Checkpoints fostered corruption, arbitrary confiscations of goods
The end has finally arrived. After 40 years of corruption, Mexico’s infamous “garitas” are being dismantled, thanks to new national legislation.
The garitas are secondary checkpoints, where customs officers can inspect vehicles outside an established 20-kilometer border strip, a privileged zone where taxation is lowered in order to promote and boost local economies.
Most notable of the garitas being abolished is the “Caobas” garita of Chetumal, in southeastern Mexico, in the state of Quintana Roo, bordering Belize and Guatemala. Here, thousands of people have been extorted for transporting alleged export merchandise without paying the established import tax fee.
Chetumal, as a border city, used to be a hub for the sale and acquisition of contraband until 1994, when the Belizean Free Zone was established. Up until the mid-1990s, the Caobas garita was literally bursting with confiscated goods, including stereos, televisions, clothing and, especially, Orient and Citizen watches, liquor, perfumes and Chinese shoes.
However, with the passing of time, the garitas acquired a reputation for being places where citizens were abused for owning certain types of goods. A person might have a Rolex around his wrist that was purchased 20 years before but if he had to cross a garita that was placed almost a hundred miles from the border, he had to produce documents proving its legal purchase, including tax documents, and he risked its confiscation by authorities. The same was true for stereos in vehicles and anything else being transported or worn, including footwear – Converse sneakers and Florsheim shoes in particular.
As a result, posting to garitas became one of the most coveted government positions. The power to inspect the tens of thousands of vehicles that crossed garitas on a monthly basis became overwhelming. For travelers, regardless of where they were coming from or going to, being ordered to return or report to the closest border checkpoint to legitimize possession of goods, regardless of when or where these were acquired, was comparable to a dreadful Kafkian nightmare – particularly if the checkpoints were located a hundred miles away.

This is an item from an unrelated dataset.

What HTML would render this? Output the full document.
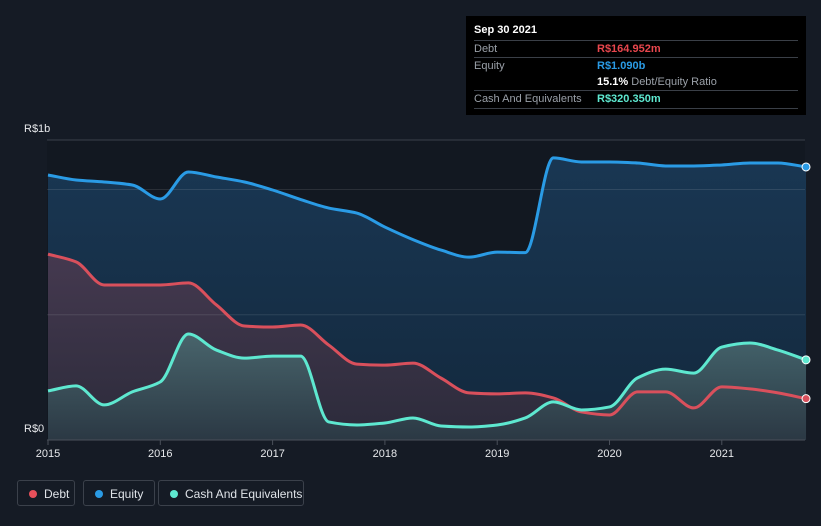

Along Mexico’s northern border, the most infamous checkpoints were the Puerto de Janos and Samalayuca garitas in the state of Chihuahua, and the one known as Veintiséis, or Twenty-six, for its location at kilometer 26 along Federal Highway 85 in the state of Tamaulipas, just south of Nuevo Laredo.
From a purely legal perspective, the garitas were unconstitutional. The Mexican presidency was entitled to habilitate and designate the location of border customs checkpoints within the privileged 20 km strip. However, the majority of these were located outside this area. In addition to this, they were discriminatory due to the fact that anybody in transit outside these supposed privileged areas was not subject to customs inspections.
But all of this is history now thanks to a new fiscal reform adopted by the Mexican Congress. As of now, the 11 percent taxation zones along the 20 kilometer border strips have disappeared, the entire country is subject to a new 16 per cent tax fee and the garitas are to disappear completely by 2015.